Location
- 53 South Woodland Street Englewood, NJ 07631 United States

Information
- Type: Modern Orthodox Jewish day school
- Established: 1965
- School district: district 13
- Director: Erik Kessler
- Principal: Rabbi Daniel Alter
- Faculty: 98.3 (on FTE basis)
- Grades: Toddler-8
- Enrollment: 760 (2024-2025)
- Student to teacher ratio: 100.100:1
- Colors: Blue and Gold
- Website: School website

= Moriah School =

The Moriah School is a Modern Orthodox Jewish day school located in Englewood, New Jersey. It educates nearly 800 students from toddler through eighth grade.

The Moriah School was founded in 1964 by Rabbi Isaac L. Swift to serve as a cornerstone for Jewish education in Northern New Jersey. The school originally opened in the basement of Rabbi Swift’s synagogue, Congregation Ahavath Torah in Englewood, with a founding class of 12 students. Swift's vision was to create a 'dual-curriculum' institution that synthesized traditional Torah study with rigorous secular academics, a model that helped transform Englewood into a hub of Modern Orthodoxy.

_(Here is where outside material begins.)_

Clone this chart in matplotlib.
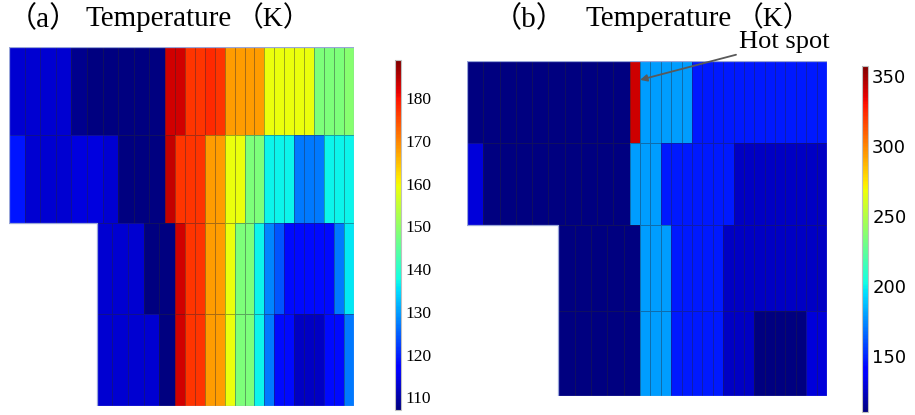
import numpy as np
import matplotlib
matplotlib.use("Agg")
import matplotlib.pyplot as plt

# cell temperatures (K), left blocks are the coarse mesh, right blocks the fine mesh
# panel (a)
a_upper_left = [[113, 113, 113, 113, 108, 107, 107, 107, 107, 107],
                [119, 113, 113, 113, 114, 114, 113, 107, 107, 107]]
a_upper_right = [[183, 183, 177, 177, 178, 177, 168, 168, 168, 168,
                  159, 159, 159, 159, 159, 148, 148, 148, 149],
                 [184, 177, 177, 177, 168, 168, 159, 159, 148, 148,
                  137, 137, 137, 127, 127, 127, 137, 137, 137]]
a_lower_left = [[113, 113, 113, 107, 107],
                [113, 113, 113, 113, 107]]
a_lower_right = [[183, 177, 177, 168, 168, 159, 148, 148, 137,
                  128, 124, 118, 118, 118, 118, 118, 127, 136],
                 [183, 177, 177, 168, 168, 159, 148, 148, 137,
                  127, 118, 118, 112, 112, 112, 118, 118, 127]]

# panel (b)
b_upper_left = [[110, 110, 110, 110, 110, 110, 110, 110, 110, 110],
                [130, 110, 110, 110, 110, 110, 110, 110, 110, 110]]
b_upper_right = [[340, 179, 179, 179, 179, 179, 147, 147, 147, 147,
                  147, 147, 147, 147, 147, 147, 147, 147, 147],
                 [179, 179, 179, 147, 147, 147, 147, 147, 147, 147,
                  125, 125, 125, 125, 125, 125, 125, 125, 125]]
b_lower_left = [[110, 110, 110, 110, 110],
                [110, 110, 110, 110, 110]]
b_lower_right = [[179, 179, 179, 147, 147, 147, 147, 147,
                  125, 125, 125, 125, 125, 125, 125, 125, 125, 125],
                 [179, 179, 179, 147, 147, 147, 147, 147,
                  125, 125, 125, 110, 110, 110, 110, 110, 130, 130]]

a_range = (107, 189)
a_ticks = [110, 120, 130, 140, 150, 160, 170, 180]
b_range = (110, 357)
b_ticks = [150, 200, 250, 300, 350]

# mesh layout (model units: width 1, four rows)
split_up = 0.452
cut = 0.254
fine_w = (1 - split_up) / 19
split_low = split_up + fine_w
row_edges = [0, 1, 2, 3.04, 4.08]

serif = ['Liberation Serif', 'Noto Sans CJK SC']
edge = (0.15, 0.15, 0.2, 0.4)

fig = plt.figure(figsize=(9.15, 4.15), dpi=100)
W, H = 915, 415


def px_axes(x0, y0, x1, y1):
    return fig.add_axes([x0 / W, 1 - y1 / H, (x1 - x0) / W, (y1 - y0) / H])


def draw_panel(ax, ul, ur, ll, lr, vrange):
    kw = dict(cmap='jet', vmin=vrange[0], vmax=vrange[1],
              edgecolors=edge, linewidth=0.5)
    ye_up = row_edges[0:3]
    ye_low = row_edges[2:5]
    m = ax.pcolormesh(np.linspace(0, split_up, 11), ye_up, np.array(ul), **kw)
    ax.pcolormesh(np.linspace(split_up, 1, 20), ye_up, np.array(ur), **kw)
    ax.pcolormesh(np.linspace(cut, split_low, 6), ye_low, np.array(ll), **kw)
    ax.pcolormesh(np.linspace(split_low, 1, 19), ye_low, np.array(lr), **kw)
    # outline of the L-shaped domain
    ox = [0, 1, 1, cut, cut, 0, 0]
    oy = [0, 0, row_edges[4], row_edges[4], row_edges[2], row_edges[2], 0]
    ax.plot(ox, oy, color=(0.6, 0.65, 0.85), lw=0.9)
    ax.set_xlim(0, 1)
    ax.set_ylim(row_edges[4], 0)
    ax.axis('off')
    return m


ax_a = px_axes(9, 47, 354, 406)
mesh_a = draw_panel(ax_a, a_upper_left, a_upper_right, a_lower_left, a_lower_right, a_range)
ax_b = px_axes(467, 61, 827, 396)
mesh_b = draw_panel(ax_b, b_upper_left, b_upper_right, b_lower_left, b_lower_right, b_range)

# colorbars
cax_a = px_axes(395, 60, 401, 410)
cb_a = fig.colorbar(mesh_a, cax=cax_a, ticks=a_ticks)
cb_a.outline.set_edgecolor('0.75')
cax_a.tick_params(length=0, pad=3)
for t in cax_a.get_yticklabels():
    t.set_fontfamily(serif)
    t.set_fontsize(12.5)

cax_b = px_axes(862, 66, 868, 412)
cb_b = fig.colorbar(mesh_b, cax=cax_b, ticks=b_ticks)
cb_b.outline.set_edgecolor('0.75')
cax_b.tick_params(length=0, pad=3)
for t in cax_b.get_yticklabels():
    t.set_fontfamily('DejaVu Sans')
    t.set_fontsize(13)

# titles
ty = 1 - 19 / H
fig.text(8 / W, ty, '（a）', family=serif, fontsize=21, va='center', ha='left')
fig.text(85 / W, ty, 'Temperature', family=serif, fontsize=21, va='center', ha='left')
fig.text(236 / W, ty, '（K）', family=serif, fontsize=20, va='center', ha='left')
fig.text(493 / W, ty, '（b）', family=serif, fontsize=21, va='center', ha='left')
fig.text(585 / W, ty, 'Temperature', family=serif, fontsize=21, va='center', ha='left')
fig.text(736 / W, ty, '（K）', family=serif, fontsize=20, va='center', ha='left')

# hot spot marker
hot_x = split_up + fine_w
ax_b.annotate('Hot spot', xy=(hot_x, 0.23), xytext=(0.755, -0.23),
              fontsize=19, family=serif, va='center', ha='left',
              annotation_clip=False,
              arrowprops=dict(arrowstyle='-|>', color='0.35', lw=1.3,
                              shrinkA=0, shrinkB=0, mutation_scale=10))

fig.savefig('out.png', dpi=100)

As of the 2024-25 school year, the school had an enrollment of 740 students in grades T-8 and 102 classroom teachers (on an FTE basis), for a student–teacher ratio of 6.7.

==Notable alumni==
- Tali Farhadian (born 1974/1975), former US federal prosecutor.
- Kevie Feit, former mayor of Teaneck, New Jersey.
- Yakir Forman, winner of the diaspora section of the 2007 International Bible Contest.
- Eric Leiderman ('05), co-founder of Masorti on Campus, and winner of the Shoshana S. Cardin Leadership Award.
- Marc Poleyeff ('05), Director of Education at Aish Gesher Yeshiva in Jerusalem.. Notably, great-grandson of his namesake, Yeshiva University Rosh Yeshiva, Rav Moshe Aharon Poleyeff.

- Joshua Prager, reporter and author.
- Rick Schwartz (born c. 1968), film producer.

== רובו CUP Participation ==
In March 2017, twelve eighth graders from the Moriah school competed in the first annual רובו CUP competition at Ben Porat Yosef. The students faced teams from Ben Porat Yosef and Yavneh Academy. Moriah students won first prize with their glove-controlled RC car to help paralysis victims.